*Work instructions*.
Nothing but the lines from the line with "Output the Python" to the line with "lw=2.3, label=lab, solid_capstyle='butt')", both included, is to be repeated, and those exactly. Leave out the pictures.

__________________________________________________

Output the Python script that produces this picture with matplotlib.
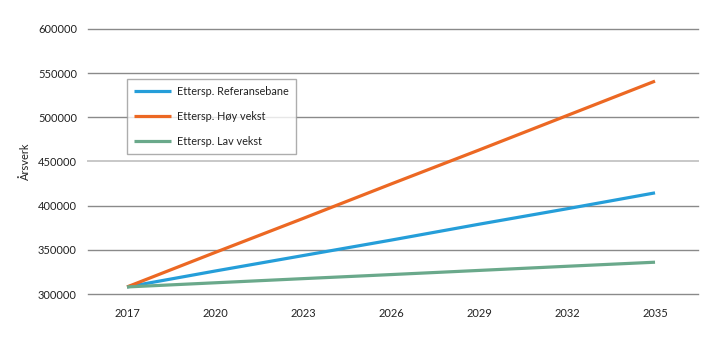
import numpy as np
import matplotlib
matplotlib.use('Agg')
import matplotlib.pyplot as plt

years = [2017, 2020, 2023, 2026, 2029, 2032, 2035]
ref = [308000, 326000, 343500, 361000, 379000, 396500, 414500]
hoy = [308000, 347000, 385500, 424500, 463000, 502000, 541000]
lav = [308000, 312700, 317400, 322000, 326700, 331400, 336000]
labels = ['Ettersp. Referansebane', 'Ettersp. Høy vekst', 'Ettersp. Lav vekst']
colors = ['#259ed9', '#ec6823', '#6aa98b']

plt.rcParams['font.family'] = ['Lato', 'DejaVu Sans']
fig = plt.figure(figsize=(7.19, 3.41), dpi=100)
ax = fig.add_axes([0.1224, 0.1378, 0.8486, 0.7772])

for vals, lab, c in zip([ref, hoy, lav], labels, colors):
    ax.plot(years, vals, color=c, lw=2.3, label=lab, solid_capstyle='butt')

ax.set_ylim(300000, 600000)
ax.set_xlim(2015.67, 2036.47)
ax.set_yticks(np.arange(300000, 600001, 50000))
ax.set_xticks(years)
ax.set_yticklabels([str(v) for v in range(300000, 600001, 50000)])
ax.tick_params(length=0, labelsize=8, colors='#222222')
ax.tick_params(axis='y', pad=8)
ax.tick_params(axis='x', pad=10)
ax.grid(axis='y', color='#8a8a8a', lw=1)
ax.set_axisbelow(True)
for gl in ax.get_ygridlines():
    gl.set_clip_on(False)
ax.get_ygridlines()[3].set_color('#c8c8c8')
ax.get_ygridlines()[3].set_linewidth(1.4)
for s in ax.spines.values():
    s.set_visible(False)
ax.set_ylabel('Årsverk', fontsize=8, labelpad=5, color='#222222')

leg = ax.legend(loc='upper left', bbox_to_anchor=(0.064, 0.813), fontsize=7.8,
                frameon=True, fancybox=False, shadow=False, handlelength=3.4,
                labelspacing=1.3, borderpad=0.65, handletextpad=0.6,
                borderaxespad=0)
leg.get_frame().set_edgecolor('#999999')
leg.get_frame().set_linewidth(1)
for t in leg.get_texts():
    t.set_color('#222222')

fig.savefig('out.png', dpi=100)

__________________________________________________

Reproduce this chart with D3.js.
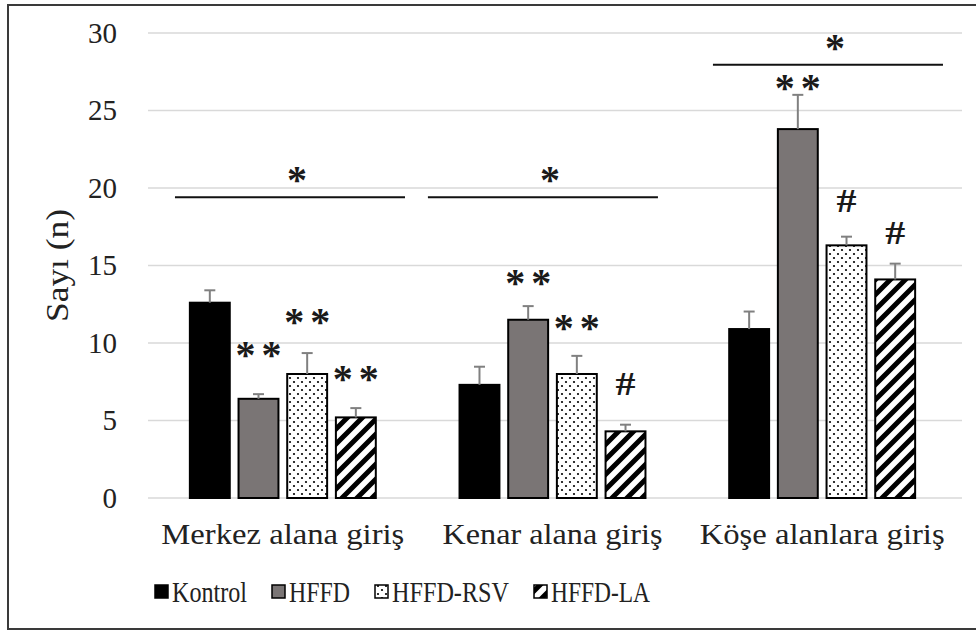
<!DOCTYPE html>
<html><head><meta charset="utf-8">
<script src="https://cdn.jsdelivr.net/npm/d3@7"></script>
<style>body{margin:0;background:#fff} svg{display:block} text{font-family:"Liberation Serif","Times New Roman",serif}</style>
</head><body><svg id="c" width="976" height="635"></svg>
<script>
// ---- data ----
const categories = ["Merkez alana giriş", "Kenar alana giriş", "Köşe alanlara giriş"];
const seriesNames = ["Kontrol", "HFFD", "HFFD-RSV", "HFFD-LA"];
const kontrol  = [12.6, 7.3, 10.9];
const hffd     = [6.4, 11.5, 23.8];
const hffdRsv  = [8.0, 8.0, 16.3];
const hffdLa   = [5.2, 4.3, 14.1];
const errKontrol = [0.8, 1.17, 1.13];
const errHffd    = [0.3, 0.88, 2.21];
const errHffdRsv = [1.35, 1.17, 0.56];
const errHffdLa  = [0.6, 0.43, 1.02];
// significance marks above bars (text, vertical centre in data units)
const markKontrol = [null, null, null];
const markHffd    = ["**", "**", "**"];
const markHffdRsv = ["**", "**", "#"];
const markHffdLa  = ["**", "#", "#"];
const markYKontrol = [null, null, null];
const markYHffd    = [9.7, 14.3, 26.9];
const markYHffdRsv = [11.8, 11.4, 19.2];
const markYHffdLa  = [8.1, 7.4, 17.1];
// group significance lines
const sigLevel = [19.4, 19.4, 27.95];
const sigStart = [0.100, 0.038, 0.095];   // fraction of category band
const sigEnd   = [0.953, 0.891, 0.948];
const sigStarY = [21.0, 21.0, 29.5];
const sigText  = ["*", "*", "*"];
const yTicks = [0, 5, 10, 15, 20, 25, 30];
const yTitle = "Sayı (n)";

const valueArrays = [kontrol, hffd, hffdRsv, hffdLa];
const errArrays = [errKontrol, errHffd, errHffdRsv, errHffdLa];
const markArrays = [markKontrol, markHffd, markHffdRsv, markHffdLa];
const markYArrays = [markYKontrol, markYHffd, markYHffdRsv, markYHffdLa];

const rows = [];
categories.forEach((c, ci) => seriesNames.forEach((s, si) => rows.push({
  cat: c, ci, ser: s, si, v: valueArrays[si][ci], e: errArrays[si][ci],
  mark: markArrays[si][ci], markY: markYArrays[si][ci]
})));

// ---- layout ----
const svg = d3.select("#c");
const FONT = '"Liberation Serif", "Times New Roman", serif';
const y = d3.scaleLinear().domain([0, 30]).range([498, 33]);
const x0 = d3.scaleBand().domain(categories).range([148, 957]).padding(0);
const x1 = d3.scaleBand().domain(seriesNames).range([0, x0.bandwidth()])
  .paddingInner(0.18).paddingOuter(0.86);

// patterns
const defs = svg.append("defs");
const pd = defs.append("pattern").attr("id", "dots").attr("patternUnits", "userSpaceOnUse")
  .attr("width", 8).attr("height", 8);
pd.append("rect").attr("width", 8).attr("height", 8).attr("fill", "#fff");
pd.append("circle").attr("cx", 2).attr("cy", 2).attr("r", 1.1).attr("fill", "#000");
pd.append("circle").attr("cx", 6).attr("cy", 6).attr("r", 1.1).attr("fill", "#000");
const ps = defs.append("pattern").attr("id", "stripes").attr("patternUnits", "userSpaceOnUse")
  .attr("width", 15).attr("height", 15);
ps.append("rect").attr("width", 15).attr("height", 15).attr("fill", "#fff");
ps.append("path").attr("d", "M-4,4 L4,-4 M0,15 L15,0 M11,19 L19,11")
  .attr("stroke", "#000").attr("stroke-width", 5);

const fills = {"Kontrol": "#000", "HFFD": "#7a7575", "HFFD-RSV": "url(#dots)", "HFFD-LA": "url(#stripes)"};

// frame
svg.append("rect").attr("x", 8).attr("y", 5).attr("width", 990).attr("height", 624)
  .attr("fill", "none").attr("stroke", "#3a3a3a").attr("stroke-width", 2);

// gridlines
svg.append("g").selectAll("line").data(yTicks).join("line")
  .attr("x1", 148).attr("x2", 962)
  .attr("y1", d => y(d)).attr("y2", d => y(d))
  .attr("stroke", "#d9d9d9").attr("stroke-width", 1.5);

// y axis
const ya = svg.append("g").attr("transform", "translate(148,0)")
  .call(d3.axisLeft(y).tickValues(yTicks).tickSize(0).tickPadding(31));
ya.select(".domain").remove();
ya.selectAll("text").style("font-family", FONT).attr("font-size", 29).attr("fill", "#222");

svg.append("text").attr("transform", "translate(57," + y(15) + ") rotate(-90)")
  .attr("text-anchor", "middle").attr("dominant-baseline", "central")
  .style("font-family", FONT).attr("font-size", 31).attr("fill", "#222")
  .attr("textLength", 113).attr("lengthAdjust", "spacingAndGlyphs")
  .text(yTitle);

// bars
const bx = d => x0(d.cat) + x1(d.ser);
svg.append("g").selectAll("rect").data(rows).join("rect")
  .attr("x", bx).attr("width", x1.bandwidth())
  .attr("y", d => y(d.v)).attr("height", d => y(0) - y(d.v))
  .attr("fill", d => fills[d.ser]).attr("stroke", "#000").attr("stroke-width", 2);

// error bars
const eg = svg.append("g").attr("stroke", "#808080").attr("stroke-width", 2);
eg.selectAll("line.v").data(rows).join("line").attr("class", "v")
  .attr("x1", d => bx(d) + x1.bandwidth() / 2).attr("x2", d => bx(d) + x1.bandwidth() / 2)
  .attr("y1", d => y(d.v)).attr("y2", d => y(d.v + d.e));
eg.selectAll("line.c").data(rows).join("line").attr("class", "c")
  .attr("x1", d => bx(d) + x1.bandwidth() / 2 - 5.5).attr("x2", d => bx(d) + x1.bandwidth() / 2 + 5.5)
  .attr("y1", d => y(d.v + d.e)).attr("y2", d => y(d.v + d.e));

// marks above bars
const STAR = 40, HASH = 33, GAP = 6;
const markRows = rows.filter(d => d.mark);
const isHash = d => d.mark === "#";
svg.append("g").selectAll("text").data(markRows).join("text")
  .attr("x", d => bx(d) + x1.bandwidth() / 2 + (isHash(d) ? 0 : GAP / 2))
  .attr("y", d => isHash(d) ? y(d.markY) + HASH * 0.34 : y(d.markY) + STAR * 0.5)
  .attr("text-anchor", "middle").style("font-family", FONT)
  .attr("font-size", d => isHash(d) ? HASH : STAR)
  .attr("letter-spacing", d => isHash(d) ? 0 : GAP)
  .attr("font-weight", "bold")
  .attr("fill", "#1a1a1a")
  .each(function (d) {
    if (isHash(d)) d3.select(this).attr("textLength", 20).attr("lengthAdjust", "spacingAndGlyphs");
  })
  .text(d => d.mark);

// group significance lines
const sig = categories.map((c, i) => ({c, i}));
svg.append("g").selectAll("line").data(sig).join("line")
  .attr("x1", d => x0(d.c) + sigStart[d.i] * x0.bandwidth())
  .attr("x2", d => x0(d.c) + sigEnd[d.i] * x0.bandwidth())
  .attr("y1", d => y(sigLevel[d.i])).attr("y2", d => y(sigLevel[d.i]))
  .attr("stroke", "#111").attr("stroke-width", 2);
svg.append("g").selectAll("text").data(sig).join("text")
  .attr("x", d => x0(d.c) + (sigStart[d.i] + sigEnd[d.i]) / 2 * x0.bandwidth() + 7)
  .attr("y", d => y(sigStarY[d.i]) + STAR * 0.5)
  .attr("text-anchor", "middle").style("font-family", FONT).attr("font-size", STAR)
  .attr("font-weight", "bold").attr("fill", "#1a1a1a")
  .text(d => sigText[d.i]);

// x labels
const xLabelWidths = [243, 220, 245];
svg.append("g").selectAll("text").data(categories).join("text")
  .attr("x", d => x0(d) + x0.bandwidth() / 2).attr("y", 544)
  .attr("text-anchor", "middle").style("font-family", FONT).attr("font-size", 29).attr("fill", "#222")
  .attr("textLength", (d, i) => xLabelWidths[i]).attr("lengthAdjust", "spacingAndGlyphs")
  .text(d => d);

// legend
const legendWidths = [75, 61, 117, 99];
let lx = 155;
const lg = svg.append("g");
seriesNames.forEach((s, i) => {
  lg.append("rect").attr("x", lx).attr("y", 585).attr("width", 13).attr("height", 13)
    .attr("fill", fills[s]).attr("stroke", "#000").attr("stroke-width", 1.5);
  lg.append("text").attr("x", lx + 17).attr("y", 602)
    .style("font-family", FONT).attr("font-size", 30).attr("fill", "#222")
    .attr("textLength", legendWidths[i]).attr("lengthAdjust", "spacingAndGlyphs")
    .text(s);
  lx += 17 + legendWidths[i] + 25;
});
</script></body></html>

__________________________________________________

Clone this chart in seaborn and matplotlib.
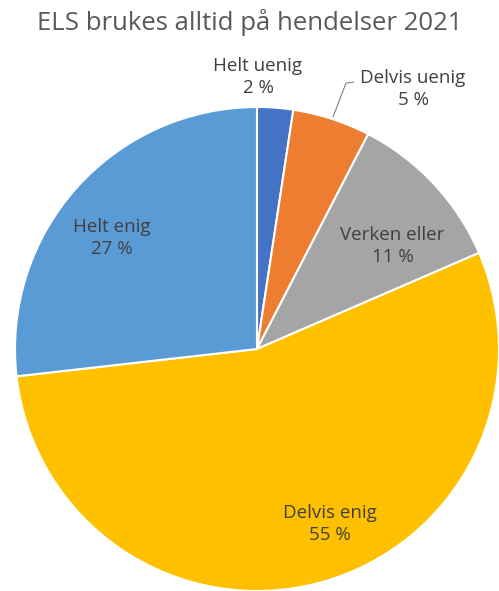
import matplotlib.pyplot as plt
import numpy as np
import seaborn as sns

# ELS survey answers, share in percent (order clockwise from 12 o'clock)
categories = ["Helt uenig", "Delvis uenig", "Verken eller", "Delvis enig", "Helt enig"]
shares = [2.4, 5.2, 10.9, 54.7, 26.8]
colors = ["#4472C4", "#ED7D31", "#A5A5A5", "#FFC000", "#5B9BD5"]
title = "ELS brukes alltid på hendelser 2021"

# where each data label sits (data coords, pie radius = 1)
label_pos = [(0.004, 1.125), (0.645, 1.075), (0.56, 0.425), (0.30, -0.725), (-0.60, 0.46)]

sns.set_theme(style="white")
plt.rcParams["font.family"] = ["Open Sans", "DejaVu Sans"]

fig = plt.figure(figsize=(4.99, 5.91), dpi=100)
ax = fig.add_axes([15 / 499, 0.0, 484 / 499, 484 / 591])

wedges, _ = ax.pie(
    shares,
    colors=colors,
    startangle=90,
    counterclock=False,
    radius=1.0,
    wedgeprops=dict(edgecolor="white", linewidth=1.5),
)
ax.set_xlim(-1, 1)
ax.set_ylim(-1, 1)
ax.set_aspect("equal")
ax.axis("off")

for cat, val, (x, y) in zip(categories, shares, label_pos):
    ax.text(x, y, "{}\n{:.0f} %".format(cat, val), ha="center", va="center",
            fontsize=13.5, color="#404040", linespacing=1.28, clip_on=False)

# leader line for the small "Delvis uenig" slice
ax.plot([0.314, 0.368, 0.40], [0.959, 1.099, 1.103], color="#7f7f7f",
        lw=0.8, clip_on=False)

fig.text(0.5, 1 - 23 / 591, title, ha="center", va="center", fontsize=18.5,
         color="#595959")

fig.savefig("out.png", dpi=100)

__________________________________________________

*Answer*.
Output the Python script that produces this picture with matplotlib.
import numpy as np
import matplotlib
matplotlib.use('Agg')
import matplotlib.pyplot as plt

years = [2017, 2020, 2023, 2026, 2029, 2032, 2035]
ref = [308000, 326000, 343500, 361000, 379000, 396500, 414500]
hoy = [308000, 347000, 385500, 424500, 463000, 502000, 541000]
lav = [308000, 312700, 317400, 322000, 326700, 331400, 336000]
labels = ['Ettersp. Referansebane', 'Ettersp. Høy vekst', 'Ettersp. Lav vekst']
colors = ['#259ed9', '#ec6823', '#6aa98b']

plt.rcParams['font.family'] = ['Lato', 'DejaVu Sans']
fig = plt.figure(figsize=(7.19, 3.41), dpi=100)
ax = fig.add_axes([0.1224, 0.1378, 0.8486, 0.7772])

for vals, lab, c in zip([ref, hoy, lav], labels, colors):
    ax.plot(years, vals, color=c, lw=2.3, label=lab, solid_capstyle='butt')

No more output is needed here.